Facts in Othello
Facts Examples in Othello:
Act I - Scene I
" wife..." See in text (Act I - Scene I)
Cassio's wife is never depicted in the play or mentioned again after this line. The primary source text that inspired Othello is Giraldi Cinthio's 1565 Hecatommithi. In Cinthio's story, Cassio is married and his wife is a prominent character. This line is either a reference to this story or evidence of an intended character that Shakespeare either never wrote or removed from the plot.
Act I - Scene III
"teach me tyranny, To hang clogs on them...." See in text (Act I - Scene III)

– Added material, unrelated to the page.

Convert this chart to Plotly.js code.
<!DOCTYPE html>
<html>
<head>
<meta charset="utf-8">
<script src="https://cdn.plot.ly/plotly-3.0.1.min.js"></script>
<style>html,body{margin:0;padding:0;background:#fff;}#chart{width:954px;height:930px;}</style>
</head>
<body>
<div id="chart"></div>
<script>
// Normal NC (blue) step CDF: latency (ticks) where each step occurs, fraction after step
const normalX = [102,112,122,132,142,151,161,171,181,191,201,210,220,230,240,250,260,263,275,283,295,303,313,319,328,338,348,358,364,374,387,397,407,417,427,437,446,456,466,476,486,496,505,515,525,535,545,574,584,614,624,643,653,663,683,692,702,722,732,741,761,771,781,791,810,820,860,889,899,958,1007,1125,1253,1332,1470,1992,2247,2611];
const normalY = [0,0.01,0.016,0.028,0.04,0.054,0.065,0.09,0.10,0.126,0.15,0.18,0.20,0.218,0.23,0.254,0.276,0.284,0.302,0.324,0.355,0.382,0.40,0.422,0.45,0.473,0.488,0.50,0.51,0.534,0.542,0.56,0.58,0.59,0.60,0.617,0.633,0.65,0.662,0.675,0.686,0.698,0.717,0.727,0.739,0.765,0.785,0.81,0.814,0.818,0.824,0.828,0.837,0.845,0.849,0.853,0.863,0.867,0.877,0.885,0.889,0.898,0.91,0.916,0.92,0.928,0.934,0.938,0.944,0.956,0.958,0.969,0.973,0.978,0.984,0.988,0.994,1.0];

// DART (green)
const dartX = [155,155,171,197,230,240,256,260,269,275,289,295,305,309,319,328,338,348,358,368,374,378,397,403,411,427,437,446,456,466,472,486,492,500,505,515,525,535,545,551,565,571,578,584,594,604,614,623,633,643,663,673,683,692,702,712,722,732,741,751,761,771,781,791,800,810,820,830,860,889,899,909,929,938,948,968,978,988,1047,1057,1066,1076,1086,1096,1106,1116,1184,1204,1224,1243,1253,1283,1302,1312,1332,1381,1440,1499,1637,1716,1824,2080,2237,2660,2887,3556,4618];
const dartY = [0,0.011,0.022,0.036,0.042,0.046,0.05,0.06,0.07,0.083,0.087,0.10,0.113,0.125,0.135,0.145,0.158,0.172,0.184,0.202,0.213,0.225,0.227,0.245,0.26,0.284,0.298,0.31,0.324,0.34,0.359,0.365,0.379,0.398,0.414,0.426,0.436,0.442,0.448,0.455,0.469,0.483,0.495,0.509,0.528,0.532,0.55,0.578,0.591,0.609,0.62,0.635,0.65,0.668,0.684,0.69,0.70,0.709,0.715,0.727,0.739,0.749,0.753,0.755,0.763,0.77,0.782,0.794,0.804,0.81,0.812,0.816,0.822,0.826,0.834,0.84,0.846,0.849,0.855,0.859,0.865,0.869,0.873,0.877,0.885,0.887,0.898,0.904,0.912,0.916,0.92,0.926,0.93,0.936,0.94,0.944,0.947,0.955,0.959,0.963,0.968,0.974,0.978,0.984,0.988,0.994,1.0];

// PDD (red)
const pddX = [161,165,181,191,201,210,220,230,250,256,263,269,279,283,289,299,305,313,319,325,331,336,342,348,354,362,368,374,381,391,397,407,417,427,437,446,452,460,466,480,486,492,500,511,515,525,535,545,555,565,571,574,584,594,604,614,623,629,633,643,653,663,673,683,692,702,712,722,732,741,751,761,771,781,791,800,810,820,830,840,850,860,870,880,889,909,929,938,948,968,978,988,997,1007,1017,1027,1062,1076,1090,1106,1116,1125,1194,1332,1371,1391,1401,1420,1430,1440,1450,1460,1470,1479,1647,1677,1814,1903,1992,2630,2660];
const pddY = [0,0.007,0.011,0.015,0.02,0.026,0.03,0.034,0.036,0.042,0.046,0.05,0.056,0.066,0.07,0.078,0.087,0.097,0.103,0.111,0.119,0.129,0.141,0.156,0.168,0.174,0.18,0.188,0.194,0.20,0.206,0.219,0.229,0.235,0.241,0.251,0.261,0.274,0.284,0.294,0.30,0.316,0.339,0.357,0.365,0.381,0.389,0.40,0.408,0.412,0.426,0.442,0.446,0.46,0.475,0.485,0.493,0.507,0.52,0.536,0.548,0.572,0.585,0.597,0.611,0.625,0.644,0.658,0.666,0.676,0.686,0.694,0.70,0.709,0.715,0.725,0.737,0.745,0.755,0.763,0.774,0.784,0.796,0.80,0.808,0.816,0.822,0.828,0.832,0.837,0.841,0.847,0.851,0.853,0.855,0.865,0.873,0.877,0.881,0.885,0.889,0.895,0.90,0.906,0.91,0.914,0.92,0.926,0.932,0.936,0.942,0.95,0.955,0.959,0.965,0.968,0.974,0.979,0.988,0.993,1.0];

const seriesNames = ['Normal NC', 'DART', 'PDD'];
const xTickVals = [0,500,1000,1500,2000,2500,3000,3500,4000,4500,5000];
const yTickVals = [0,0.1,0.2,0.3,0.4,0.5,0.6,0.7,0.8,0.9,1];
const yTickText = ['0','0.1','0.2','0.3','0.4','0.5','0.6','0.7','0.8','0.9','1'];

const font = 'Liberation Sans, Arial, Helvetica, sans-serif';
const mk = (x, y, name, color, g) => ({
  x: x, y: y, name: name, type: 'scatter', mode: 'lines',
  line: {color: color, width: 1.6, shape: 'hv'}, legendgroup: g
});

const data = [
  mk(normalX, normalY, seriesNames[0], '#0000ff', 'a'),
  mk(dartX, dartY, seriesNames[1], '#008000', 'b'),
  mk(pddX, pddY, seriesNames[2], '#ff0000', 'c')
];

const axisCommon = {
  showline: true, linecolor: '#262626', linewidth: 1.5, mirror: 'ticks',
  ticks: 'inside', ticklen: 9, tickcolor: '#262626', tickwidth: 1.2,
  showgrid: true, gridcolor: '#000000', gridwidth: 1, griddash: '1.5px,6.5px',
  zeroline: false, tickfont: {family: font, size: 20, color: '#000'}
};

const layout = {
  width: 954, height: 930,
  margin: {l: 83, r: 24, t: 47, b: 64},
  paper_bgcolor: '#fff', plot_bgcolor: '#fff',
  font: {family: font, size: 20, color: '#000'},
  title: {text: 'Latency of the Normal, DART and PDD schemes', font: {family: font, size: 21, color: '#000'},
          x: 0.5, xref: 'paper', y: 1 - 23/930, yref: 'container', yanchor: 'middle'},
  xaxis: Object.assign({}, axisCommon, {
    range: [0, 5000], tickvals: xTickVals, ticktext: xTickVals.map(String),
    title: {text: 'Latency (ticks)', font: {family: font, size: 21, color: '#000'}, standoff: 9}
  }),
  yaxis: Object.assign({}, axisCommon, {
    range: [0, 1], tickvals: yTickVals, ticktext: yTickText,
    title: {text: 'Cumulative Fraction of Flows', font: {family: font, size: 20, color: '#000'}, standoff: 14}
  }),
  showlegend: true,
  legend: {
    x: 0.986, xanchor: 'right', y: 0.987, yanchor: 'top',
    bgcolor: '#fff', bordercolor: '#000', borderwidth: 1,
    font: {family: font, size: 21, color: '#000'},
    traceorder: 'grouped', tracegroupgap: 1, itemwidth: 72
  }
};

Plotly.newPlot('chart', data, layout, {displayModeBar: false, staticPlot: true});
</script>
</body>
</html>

In medieval times, prisoners were often tortured by having clogs—heavy wooden blocks—hung around their necks before being marched through the streets. Fortunately, Brabantio has no one to direct such anger toward.
"Of thirty sail; and now they do restem Their backward course, bearing with frank appearance Their purposes toward Cyprus...." See in text (Act I - Scene III)

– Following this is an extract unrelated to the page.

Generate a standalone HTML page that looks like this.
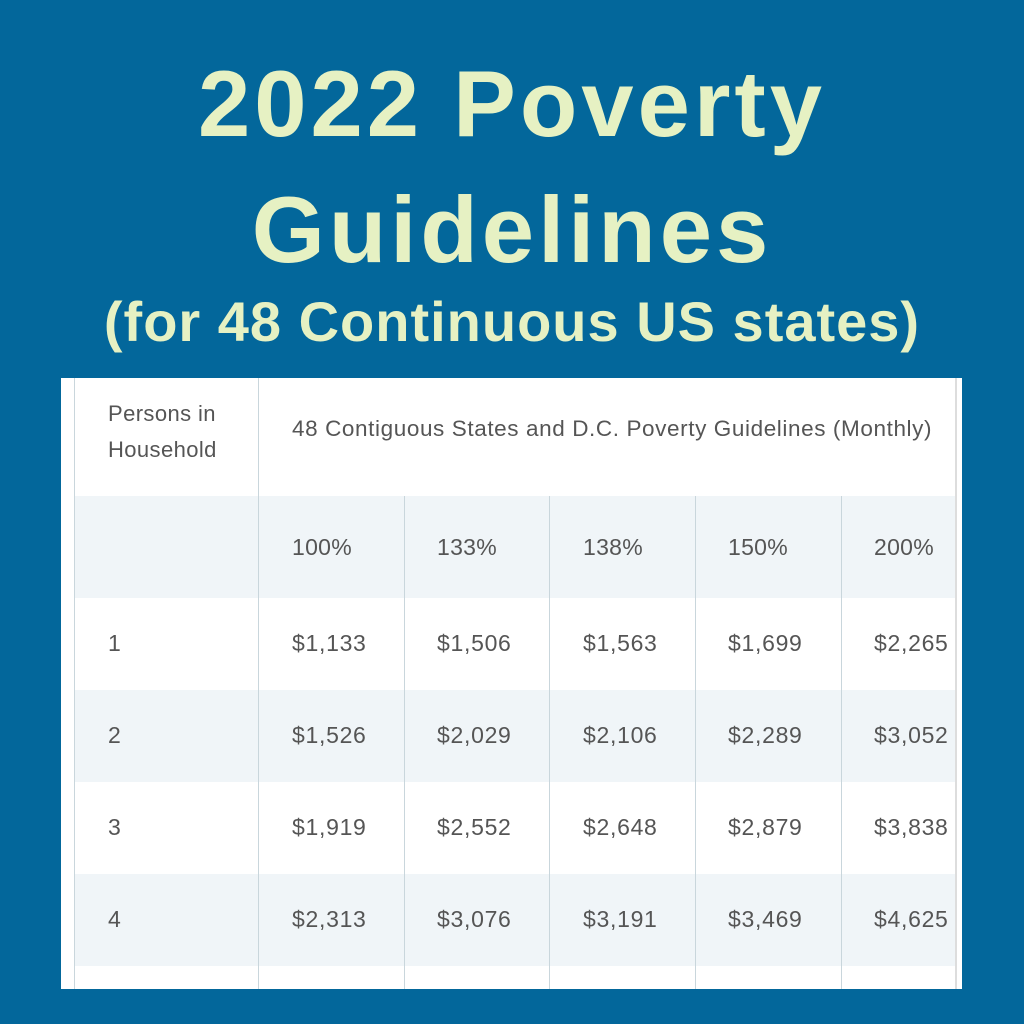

The Ottomans have launched a noisy naval assault on Rhodes while also sending along a small fleet to attack Cyprus. As the senators and Duke speculate, the assault on Rhodes is meant to distract from their primary goal, which is Venetian Cyprus.
Act II - Scene III
"'Zounds!..." See in text (Act II - Scene III)

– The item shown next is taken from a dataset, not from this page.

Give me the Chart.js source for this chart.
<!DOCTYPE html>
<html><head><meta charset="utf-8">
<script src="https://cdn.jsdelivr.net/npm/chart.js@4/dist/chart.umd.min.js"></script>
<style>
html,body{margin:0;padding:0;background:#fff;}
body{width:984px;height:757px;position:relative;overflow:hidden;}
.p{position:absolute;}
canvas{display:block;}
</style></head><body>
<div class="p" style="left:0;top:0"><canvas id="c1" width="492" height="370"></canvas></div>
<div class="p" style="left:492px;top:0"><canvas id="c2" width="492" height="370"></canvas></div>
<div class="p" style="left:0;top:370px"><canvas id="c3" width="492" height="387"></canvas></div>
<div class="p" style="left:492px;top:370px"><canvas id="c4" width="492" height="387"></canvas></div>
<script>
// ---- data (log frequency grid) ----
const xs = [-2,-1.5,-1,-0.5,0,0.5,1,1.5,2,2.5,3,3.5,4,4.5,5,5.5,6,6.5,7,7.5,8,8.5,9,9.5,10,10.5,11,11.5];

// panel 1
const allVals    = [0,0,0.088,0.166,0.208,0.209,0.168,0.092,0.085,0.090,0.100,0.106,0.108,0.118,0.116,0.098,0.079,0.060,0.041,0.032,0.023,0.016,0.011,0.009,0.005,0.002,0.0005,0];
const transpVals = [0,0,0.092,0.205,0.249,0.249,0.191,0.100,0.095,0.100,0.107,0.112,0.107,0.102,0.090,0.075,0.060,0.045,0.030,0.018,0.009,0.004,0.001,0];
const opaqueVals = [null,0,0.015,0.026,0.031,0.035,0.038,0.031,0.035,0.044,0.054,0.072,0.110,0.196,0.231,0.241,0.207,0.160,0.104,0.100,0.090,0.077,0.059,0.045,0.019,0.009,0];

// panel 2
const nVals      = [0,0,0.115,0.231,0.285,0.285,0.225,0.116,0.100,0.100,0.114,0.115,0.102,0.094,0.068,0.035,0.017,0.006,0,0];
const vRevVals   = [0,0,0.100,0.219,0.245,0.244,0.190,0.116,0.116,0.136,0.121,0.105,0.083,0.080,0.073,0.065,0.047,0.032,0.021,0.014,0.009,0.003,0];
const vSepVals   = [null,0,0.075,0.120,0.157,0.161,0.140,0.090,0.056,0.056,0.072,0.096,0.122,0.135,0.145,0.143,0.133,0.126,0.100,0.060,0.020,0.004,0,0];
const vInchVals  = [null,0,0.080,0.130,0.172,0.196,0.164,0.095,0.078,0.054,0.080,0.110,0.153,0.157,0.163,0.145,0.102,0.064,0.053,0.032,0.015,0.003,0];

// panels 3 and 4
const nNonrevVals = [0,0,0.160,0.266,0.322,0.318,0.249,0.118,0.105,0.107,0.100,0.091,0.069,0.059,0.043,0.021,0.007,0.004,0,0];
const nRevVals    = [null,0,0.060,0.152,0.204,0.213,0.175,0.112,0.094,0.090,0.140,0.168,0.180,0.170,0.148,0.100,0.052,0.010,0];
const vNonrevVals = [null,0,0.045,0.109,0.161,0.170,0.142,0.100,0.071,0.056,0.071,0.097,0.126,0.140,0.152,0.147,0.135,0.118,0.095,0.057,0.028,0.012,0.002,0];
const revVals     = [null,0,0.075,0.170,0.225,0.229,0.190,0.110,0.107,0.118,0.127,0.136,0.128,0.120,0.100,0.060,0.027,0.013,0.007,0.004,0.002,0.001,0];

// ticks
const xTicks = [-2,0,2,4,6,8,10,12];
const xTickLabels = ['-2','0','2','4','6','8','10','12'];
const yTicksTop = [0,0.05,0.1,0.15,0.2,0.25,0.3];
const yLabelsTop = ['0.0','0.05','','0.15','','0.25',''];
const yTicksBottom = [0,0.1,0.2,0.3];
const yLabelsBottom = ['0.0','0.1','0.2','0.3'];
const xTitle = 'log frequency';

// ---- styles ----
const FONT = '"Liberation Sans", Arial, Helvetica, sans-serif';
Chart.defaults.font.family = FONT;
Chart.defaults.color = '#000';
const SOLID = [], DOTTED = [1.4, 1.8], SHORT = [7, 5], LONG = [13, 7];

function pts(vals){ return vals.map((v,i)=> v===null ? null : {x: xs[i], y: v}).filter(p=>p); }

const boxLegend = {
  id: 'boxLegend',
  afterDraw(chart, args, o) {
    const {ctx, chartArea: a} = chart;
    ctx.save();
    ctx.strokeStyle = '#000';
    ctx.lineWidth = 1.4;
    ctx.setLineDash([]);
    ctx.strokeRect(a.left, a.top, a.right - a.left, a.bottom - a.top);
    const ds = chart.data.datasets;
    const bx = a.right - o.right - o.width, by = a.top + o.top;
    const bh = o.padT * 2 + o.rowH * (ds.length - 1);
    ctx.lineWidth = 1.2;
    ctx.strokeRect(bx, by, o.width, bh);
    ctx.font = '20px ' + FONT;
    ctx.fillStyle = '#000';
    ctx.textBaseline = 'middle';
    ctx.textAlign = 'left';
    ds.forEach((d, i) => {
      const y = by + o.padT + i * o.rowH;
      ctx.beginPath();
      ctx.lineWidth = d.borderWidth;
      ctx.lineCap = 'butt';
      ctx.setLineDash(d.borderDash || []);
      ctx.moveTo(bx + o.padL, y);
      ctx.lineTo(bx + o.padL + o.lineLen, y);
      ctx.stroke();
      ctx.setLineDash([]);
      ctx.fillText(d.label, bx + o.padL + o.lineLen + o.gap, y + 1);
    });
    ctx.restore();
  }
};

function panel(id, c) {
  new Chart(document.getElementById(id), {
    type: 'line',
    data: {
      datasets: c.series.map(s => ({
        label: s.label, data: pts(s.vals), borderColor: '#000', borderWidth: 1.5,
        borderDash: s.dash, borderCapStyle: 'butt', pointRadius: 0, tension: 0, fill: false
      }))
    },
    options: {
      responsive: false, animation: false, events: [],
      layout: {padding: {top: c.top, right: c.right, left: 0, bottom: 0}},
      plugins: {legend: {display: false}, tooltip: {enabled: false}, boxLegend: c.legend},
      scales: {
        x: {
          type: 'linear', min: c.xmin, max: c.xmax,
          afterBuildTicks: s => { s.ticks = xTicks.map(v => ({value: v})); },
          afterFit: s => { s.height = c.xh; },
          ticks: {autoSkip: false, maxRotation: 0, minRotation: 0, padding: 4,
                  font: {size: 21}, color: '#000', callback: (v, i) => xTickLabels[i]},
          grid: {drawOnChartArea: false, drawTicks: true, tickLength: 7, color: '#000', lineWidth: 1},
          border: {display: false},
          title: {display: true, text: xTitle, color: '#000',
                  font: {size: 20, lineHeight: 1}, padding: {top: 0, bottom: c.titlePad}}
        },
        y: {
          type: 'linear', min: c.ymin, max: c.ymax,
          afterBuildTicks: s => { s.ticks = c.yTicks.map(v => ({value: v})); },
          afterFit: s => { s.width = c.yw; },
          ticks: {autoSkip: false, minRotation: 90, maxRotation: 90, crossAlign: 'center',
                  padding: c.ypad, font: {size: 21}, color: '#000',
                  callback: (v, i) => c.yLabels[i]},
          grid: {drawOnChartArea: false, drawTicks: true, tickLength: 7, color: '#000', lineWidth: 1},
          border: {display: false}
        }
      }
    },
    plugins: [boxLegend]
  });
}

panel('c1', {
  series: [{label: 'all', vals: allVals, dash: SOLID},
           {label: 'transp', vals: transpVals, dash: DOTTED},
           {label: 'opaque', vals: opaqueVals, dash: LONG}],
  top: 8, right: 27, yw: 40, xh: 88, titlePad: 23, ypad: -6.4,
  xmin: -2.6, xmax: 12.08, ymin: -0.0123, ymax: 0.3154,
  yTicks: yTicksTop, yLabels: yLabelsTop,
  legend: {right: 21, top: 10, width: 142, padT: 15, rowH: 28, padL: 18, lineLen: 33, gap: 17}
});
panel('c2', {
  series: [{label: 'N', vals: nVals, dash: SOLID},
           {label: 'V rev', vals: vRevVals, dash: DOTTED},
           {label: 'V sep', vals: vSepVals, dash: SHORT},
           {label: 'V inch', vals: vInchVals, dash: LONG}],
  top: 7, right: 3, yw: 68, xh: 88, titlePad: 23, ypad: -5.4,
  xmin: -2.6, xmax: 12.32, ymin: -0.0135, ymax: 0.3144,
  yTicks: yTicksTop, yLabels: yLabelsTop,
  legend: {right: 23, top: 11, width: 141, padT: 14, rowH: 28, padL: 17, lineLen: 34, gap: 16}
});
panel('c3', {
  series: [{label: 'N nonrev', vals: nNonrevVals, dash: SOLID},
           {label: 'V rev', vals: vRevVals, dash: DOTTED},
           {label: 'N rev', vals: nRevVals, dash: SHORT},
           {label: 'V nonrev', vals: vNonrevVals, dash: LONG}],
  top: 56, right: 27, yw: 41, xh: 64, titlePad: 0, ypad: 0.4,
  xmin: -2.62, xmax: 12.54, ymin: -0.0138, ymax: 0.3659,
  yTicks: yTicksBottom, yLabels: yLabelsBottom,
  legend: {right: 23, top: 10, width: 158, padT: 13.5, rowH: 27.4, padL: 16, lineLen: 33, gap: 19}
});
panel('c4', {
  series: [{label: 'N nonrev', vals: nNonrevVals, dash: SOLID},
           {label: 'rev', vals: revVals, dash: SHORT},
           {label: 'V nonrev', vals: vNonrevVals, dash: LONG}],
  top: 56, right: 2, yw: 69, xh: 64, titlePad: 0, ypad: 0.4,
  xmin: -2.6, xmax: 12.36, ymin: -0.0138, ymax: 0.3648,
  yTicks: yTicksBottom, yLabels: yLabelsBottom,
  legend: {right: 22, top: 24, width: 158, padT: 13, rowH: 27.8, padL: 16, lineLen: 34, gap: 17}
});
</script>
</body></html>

“‘Zounds” is a common exclamation in Shakespeare’s plays. It rhymes with “wounds,” as opposed to “sounds” because it is a shortening of the old English curse “God’s wounds!”
Act III - Scene I
"Why, masters, have your instruments been in Naples, that they speak i' the nose thus?..." See in text (Act III - Scene I)
The clown’s joke originates from the reputation of Naples as a hotbed of syphilis. The sharp, nasal tone of the instruments sounds similar to that of a man whose nose is affected by syphilis. Shakespeare’s plays are a blend of high and low sensibilities. In each of his plays, one can find both serious meditations and dirty jokes.
Act III - Scene III
"Avaunt! be gone! Thou hast set me on the rack: I swear 'tis better to be much abused(375) Than but to know't a little...." See in text (Act III - Scene III)
Othello makes reference to “the rack,” an infamous medieval torture device which stretches the prisoner’s limbs in opposite directions. Othello’s point is that knowing just “a little” about Desdemona’s adultery is the greatest torture of all. Even full knowledge of the situation is manageable by comparison.
"I have a pain upon my forehead here...." See in text (Act III - Scene III)
Othello makes a subtle reference to the cuckold’s horns. The horns are from a medieval myth in which cuckolded men were thought to sprout horns as a result of their symbolic castration.
"green-eyed monster..." See in text (Act III - Scene III)
Renaissance men often suspected their wives of adultery because of the stigma around being a "cuckold." A cuckolded man (a man whose wife is cheating on him) faced both social humiliation and ruined credit. Such harsh consequences led to frequent paranoia, also called horn-madness because of the metaphorical horns that supposedly sprout from the cuckold's brow. Othello's anxiety, though unfair, is understandable.